Backed by helicopters, heavy machinery and dogs, Royal Canadian Mounted Police dismantled a gate erected by activists and detained seven people fighting against the 670-km, $6.2 billion Coastal GasLink pipeline, CGL, which would transport natural gas from northeastern British Columbia to an export terminal at Kitimat, also in British Columbia. Its route crosses the unceded territory of the Wet'suwet'en nation. And this is the crux of the problem.

The CGL pipeline has been approved by Prime Minister Justin Trudeau, by the provincial government in Victoria and the elected band councils of 20 First Nations along its route, including five in Wet'suwet'en territory. But the project has been opposed steadfastly by Wet'suwet'en hereditary chiefs. There have been protests, blockades, court injunctions, police roadblocks and arrests.
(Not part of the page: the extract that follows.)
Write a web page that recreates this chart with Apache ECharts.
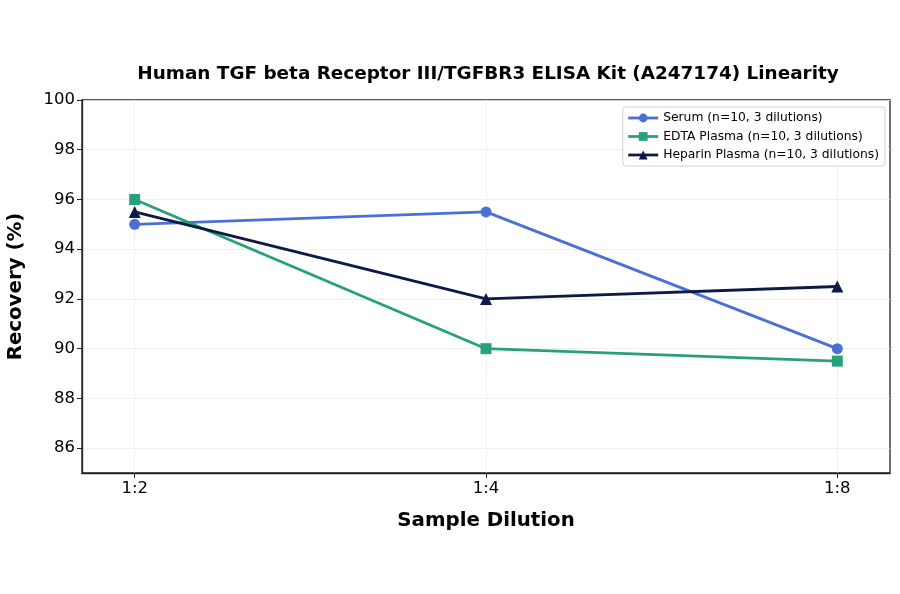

British Columbia Premier John Horgan announced that the “rule of law” must prevail. He argued that the CGL pipeline “has every right to proceed,” it will be built and “British Columbia is moving on.” Indigenous and human rights groups have expressed concern that Indigenous rights, including the right to free, prior and informed consent to resource development, are being infringed in Wet’suwet’en territory.

Fundamentally, activists say this is not a dispute between Coastal GasLink and the Wet’suwet’en, nor between hereditary chiefs and Indian Act band councils. It goes to the core of the relationship between the Crown and Indigenous Peoples. The court accepted detailed evidence of the Wet’suwet’en hereditary governance system and confirmed that the Wet’suwet’en never surrendered title to their ancestral lands. 

By implication the Court is asserting the Wet'suwet'en title to their ancestral lands. The Wet'suwet'en have requested face-to-face talks with Horgan and Trudeau, who so far have refused.  But it seems a meeting at this level is the only way out of the impasse and the eventual resumption of the pipeline construction.